Different elements of diversity have the power to catalyse change within organisations, he believes. “If you have a more neurodiverse workforce, it challenges and improves people’s approach to communication, management and teamwork. For example, if a team member requires concise, unambiguous instructions and task allocation, people will start to pay more attention to their communication generally.
“There are a lot of ancillary benefits to bringing neurodiversity into a team and you will raise the game for the entire team,” he argues. “Also, if you have autistic people doing what they do best, you also free up neurotypical people to do what they do best. It’s a win-win, provided you approach it in an open and inclusive manner, where people are confident to speak out about where they have strengths and shortcomings.”
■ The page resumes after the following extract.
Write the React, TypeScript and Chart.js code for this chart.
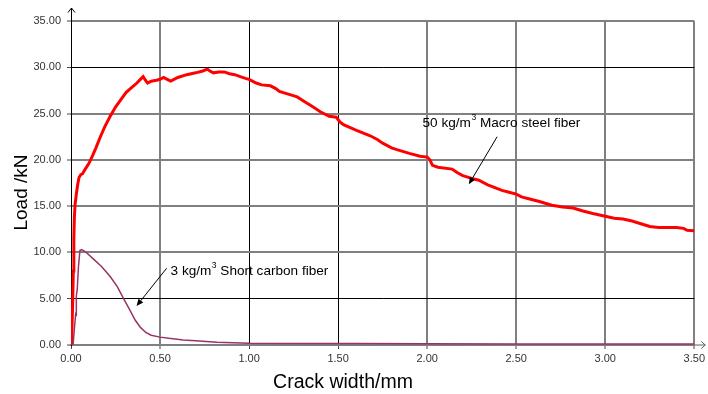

Would he advise organisations to begin recruiting neurodiverse people directly into their teams? “I think this can be perceived as difficult,” he says, highlighting concern around the potential to do harm to individuals with autism and to undermine future messaging around neurodiversity, where implementation is flawed.
“If you have a more neurodiverse workforce, it challenges and improves people’s approach to communication, management and teamwork”
“That’s why we set up auticon as we did. It’s hard for us to make a big dent in the employment statistics, as a small business, but with our clients, we can make a difference. If we are step one (helping to drive knowledge and positive messages) and the catalyst for businesses to start building their own more neurodiverse workforces, that’s how we achieve our social purpose.”